In deze uitspraak van de Rechtbank Den Haag, zittingsplaats Haarlem, wordt het beroep van eiser tegen de afwijzing van zijn asielaanvraag beoordeeld. Eiser, die stelt de Somalische nationaliteit te bezitten, heeft een Keniaans paspoort overgelegd, maar heeft niet kunnen aantonen dat hij daadwerkelijk Somalisch is. De rechtbank behandelt de afwijzing van de asielaanvraag, die op 21 april 2023 is ingediend, en het verzoek om een voorlopige voorziening. Verweerder heeft de aanvraag afgewezen als kennelijk ongegrond en een terugkeerbesluit en inreisverbod opgelegd.

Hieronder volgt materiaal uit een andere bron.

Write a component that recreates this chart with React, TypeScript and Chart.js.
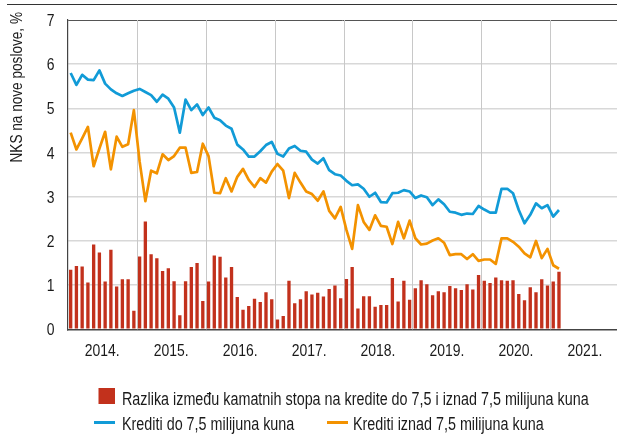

De rechtbank constateert dat eiser niet voldoende bewijs heeft geleverd om zijn Somalische nationaliteit aan te tonen. De documenten die hij heeft overgelegd, waaronder een Somalisch paspoort en geboorteakte, zijn door Bureau Documenten als frauduleus beoordeeld. Eiser heeft niet aangetoond dat hij de Keniaanse nationaliteit niet bezit, wat betekent dat de gestelde problemen in Somalië niet verder zijn beoordeeld. De rechtbank concludeert dat de afwijzing van de asielaanvraag terecht is en wijst het verzoek om een voorlopige voorziening af. Eiser krijgt geen proceskostenvergoeding.
De uitspraak is openbaar gemaakt en partijen kunnen binnen een week hoger beroep aantekenen bij de Afdeling bestuursrechtspraak van de Raad van State.